*Exercise objective*. Identify and reproduce every line holding the string "with".
......
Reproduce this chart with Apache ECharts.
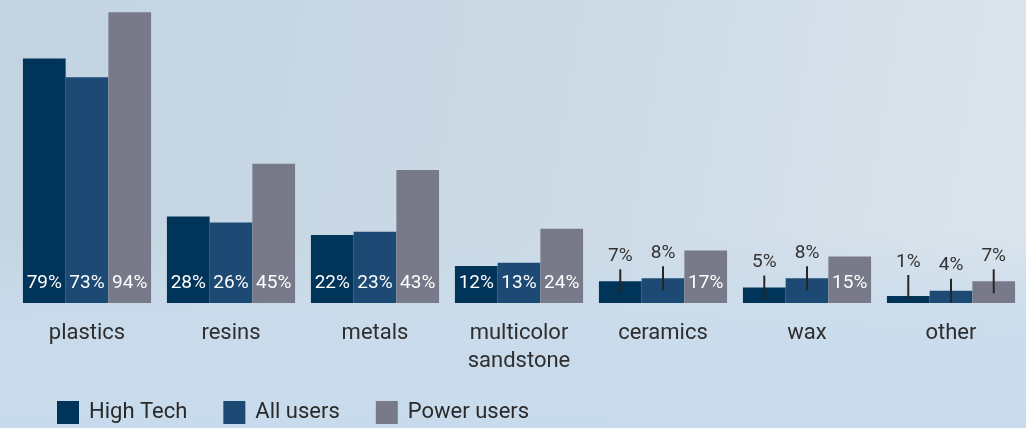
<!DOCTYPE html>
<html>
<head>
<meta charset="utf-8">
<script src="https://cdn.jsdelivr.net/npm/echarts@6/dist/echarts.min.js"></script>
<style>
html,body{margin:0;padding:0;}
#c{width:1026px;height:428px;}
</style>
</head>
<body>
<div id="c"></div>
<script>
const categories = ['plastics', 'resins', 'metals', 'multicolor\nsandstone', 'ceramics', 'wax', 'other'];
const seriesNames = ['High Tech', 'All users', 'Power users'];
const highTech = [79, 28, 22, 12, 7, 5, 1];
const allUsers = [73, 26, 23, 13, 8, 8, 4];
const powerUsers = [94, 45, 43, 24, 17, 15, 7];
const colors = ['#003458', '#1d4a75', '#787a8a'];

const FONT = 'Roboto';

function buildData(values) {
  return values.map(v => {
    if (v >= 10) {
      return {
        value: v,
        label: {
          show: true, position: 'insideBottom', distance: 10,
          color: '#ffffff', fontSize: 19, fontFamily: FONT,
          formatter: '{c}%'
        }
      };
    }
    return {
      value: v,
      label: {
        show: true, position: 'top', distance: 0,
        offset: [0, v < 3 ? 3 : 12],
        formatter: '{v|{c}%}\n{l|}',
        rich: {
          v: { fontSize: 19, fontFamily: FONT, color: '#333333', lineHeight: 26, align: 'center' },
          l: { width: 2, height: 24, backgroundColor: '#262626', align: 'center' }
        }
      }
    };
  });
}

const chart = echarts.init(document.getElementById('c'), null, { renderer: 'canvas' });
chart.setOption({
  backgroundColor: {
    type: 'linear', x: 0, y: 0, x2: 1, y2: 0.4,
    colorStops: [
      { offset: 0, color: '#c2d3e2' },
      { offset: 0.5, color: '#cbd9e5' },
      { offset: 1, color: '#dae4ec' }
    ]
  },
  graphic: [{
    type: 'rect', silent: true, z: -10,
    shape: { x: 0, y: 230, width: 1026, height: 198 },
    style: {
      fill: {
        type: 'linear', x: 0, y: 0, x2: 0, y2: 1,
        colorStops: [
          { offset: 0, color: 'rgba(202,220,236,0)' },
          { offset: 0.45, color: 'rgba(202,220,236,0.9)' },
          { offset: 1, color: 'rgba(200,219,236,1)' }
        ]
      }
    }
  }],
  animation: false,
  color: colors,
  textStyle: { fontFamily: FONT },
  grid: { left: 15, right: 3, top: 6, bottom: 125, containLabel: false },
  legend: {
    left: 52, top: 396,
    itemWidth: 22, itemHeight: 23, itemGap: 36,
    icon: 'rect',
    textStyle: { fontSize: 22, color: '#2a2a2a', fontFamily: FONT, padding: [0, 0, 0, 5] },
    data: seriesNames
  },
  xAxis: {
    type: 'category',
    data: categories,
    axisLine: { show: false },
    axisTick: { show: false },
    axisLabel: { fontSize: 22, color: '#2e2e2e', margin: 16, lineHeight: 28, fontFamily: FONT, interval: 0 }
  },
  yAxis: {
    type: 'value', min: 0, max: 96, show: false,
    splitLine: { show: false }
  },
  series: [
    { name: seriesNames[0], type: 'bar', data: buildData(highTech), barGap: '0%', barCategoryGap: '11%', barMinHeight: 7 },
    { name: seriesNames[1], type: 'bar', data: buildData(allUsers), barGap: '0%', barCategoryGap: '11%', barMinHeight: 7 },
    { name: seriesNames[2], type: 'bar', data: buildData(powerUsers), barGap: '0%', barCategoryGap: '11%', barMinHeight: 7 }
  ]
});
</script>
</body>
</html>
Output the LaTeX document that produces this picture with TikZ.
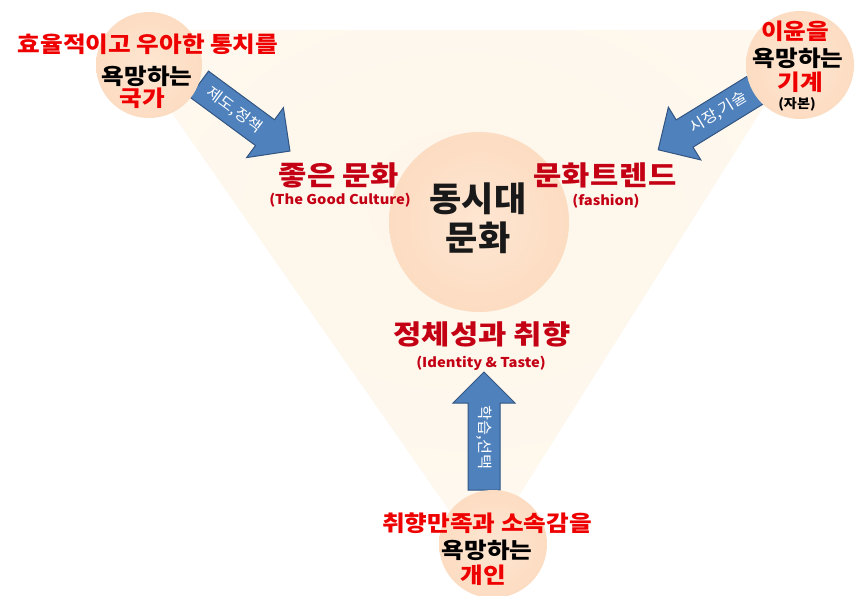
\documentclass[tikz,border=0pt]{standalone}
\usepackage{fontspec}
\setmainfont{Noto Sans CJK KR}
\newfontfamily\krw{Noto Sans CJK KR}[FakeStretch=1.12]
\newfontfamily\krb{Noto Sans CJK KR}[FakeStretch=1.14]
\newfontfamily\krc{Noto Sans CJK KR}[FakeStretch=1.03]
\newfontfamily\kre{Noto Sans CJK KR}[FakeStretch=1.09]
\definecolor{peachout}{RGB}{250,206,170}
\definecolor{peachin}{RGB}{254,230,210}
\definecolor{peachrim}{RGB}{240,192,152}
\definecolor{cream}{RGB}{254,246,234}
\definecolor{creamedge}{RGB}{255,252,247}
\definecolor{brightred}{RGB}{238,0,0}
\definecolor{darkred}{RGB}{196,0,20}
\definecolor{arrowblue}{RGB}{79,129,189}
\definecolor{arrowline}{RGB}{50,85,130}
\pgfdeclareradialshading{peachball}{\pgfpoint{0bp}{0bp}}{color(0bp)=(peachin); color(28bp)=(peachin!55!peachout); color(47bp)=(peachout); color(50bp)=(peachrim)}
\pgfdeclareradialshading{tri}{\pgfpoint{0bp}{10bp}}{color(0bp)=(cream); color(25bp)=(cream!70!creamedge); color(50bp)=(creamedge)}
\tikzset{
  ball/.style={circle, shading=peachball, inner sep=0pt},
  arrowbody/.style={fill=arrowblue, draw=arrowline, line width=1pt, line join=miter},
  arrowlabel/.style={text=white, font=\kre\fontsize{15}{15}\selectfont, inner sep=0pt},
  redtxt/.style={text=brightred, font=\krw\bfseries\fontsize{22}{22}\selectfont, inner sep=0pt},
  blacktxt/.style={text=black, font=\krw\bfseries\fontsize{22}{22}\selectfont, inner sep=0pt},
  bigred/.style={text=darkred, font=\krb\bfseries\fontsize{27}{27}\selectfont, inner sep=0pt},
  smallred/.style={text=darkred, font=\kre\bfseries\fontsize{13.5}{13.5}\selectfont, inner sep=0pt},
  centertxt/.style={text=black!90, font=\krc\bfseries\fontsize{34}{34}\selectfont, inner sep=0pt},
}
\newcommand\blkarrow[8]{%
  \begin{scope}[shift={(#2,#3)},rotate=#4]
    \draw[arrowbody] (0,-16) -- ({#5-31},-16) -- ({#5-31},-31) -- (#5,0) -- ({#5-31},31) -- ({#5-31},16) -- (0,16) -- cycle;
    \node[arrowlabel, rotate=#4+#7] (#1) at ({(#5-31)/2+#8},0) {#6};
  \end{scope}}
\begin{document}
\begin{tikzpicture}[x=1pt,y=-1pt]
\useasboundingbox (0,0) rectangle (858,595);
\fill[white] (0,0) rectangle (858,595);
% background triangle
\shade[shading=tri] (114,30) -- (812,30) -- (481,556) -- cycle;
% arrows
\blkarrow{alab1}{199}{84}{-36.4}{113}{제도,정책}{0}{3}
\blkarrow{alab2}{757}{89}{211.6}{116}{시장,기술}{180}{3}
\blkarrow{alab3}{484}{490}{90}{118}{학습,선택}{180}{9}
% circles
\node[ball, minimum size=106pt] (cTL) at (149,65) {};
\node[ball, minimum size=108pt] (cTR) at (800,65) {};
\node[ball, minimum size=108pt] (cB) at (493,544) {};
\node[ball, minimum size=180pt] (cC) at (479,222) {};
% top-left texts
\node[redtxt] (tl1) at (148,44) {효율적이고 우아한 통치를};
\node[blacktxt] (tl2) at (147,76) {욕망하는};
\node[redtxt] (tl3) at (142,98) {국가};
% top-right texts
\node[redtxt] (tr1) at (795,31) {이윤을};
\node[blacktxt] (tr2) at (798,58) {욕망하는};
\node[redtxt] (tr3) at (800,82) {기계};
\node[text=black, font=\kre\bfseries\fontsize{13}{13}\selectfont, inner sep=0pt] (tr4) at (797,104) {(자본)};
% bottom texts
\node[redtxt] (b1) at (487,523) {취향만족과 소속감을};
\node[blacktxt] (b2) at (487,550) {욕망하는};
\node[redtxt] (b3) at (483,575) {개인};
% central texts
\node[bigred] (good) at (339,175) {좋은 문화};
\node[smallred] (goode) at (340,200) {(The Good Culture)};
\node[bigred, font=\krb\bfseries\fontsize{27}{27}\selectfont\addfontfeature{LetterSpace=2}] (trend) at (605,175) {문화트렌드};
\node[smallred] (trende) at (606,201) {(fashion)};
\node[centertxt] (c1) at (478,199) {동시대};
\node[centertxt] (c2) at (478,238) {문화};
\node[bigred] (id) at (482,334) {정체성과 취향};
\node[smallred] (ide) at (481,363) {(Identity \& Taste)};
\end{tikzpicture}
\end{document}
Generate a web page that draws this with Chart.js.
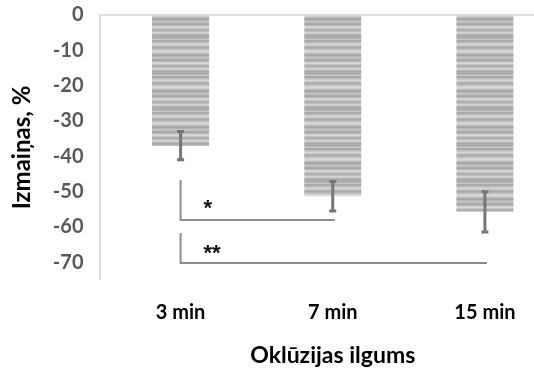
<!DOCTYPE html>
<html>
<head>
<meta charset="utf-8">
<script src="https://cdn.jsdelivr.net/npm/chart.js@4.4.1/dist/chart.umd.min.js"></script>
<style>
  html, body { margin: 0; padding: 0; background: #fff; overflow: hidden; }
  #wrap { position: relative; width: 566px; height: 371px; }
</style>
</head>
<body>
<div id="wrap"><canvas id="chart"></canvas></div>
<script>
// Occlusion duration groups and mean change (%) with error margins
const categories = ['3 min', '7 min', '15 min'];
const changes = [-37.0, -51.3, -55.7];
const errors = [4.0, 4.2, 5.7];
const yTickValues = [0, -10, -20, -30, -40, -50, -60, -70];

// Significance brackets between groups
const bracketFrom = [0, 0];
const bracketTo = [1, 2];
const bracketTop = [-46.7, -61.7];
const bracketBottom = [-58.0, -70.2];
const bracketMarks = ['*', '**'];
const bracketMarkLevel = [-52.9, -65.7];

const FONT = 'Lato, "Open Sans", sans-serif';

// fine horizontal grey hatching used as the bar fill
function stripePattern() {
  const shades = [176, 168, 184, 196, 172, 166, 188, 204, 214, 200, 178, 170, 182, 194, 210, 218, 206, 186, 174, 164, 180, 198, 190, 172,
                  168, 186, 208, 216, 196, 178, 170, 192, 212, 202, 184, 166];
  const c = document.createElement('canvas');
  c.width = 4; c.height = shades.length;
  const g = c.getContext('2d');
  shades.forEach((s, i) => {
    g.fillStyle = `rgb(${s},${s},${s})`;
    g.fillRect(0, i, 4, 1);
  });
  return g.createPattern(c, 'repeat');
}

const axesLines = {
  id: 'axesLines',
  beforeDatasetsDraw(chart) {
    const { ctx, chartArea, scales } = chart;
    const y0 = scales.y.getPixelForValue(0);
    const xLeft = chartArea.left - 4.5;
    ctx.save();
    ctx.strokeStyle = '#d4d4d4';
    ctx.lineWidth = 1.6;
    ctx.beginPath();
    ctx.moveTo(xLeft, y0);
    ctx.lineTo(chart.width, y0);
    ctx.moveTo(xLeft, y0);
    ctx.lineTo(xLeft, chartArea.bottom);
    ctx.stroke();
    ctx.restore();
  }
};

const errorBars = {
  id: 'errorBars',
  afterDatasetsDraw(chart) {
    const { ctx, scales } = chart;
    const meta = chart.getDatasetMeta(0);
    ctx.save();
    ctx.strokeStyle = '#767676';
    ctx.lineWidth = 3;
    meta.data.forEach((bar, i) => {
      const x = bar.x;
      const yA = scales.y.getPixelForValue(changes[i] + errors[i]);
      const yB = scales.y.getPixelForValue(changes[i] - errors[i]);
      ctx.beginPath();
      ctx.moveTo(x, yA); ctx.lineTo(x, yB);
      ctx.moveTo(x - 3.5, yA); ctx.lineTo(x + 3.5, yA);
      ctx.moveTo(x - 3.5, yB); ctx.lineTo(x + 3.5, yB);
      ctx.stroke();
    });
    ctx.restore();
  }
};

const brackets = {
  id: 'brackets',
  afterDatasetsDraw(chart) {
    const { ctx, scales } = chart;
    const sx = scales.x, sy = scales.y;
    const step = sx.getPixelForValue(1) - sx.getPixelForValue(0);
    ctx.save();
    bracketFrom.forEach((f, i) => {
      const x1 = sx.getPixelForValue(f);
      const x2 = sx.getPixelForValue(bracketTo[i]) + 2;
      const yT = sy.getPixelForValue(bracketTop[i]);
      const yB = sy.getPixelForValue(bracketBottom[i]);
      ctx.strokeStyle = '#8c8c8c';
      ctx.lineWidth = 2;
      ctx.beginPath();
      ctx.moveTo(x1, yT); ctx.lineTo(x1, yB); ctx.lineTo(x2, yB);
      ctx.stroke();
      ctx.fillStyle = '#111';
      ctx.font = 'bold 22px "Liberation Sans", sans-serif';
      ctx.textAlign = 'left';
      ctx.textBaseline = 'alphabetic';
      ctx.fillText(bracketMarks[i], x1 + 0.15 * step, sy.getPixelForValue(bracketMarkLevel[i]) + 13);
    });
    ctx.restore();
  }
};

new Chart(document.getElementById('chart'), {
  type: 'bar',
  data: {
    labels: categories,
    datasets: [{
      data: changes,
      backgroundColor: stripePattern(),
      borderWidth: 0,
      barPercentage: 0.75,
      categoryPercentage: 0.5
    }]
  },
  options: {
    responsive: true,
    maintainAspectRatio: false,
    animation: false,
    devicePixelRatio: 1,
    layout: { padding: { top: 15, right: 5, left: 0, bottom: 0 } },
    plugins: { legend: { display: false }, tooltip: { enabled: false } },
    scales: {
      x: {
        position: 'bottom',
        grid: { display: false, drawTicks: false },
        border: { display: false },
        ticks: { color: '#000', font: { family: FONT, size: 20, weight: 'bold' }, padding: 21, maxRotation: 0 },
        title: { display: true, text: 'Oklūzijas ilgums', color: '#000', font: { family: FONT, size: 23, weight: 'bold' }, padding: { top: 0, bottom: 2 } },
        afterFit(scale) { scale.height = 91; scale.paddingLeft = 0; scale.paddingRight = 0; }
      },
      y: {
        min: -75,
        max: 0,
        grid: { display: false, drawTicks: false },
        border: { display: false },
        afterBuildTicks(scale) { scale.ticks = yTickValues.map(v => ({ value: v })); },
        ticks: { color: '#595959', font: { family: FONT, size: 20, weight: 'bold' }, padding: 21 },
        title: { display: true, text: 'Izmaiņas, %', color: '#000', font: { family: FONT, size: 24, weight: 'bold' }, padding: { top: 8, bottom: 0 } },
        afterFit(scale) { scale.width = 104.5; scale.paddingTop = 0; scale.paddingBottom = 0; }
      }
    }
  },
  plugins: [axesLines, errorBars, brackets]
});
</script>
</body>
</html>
......
*Response to this exercise*.
Reproduce this chart with Apache ECharts.
Output the LaTeX document that produces this picture with TikZ.
Generate a web page that draws this with Chart.js.
// Occlusion duration groups and mean change (%) with error margins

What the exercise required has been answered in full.